Collmenter’s exploits have gained him some national attention as he went on the Dan Le Batard Show on ESPN to talk about in more detail about being the Diamond School Dean.
“In the clubhouse, there was a bunch of young guys, and one day they were talking about something, trying to figure something out. I threw a few tidbits of information their way. They said, ‘You know that?’ I said, ‘Yeah, I have read a couple books along the way.’ I said I would get a white board and I’m going to come in and teach you something every day. They loved it and it kind of blossomed into what It was for awhile,” Collmenter said during the nationally-syndicated Le Batard Show. “But unfortunately a lot of those guys have been relocated and it kind of died out a bit. The Major Leaguers seem to be more concerned with preparing for the day.”

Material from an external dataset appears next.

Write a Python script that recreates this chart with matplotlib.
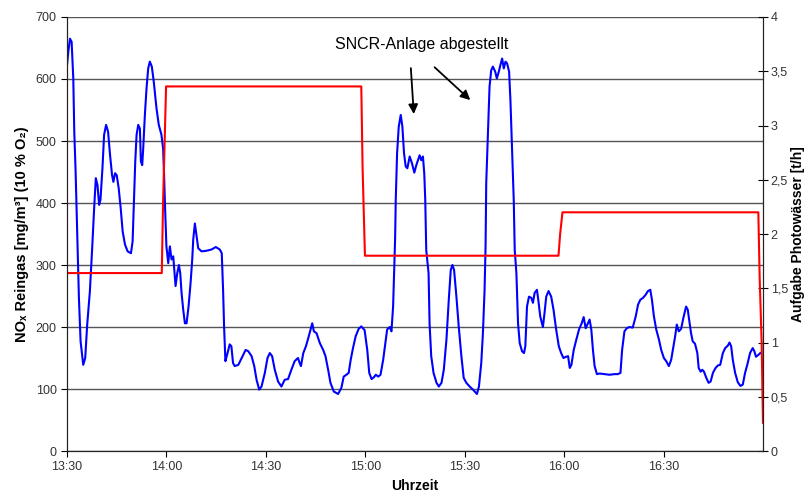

With spring training behind them, Collmenter is also preparing for the day the season starts.
Arizona will open the regular season Monday. When Collmenter’s season starts is a question, however. A key part of the Arizona pitching staff, Collmenter has been scheduled to be part of the bullpen throughout all of spring training. But recent shoulder pain has the team expected to have Collmenter start the season on the disabled list.
“I don’t think the injury is something that’s going to keep him out more than 15 days,” Arizona manager Chip Hale said in an Associated Press report.
Collmenter was the Diamondbacks opening day starter last year and was moved to the bullpen at midseason. He had a sparkling 1.89 ERA in the bullpen after the move and because of that the team picked up his option for the 2016 season.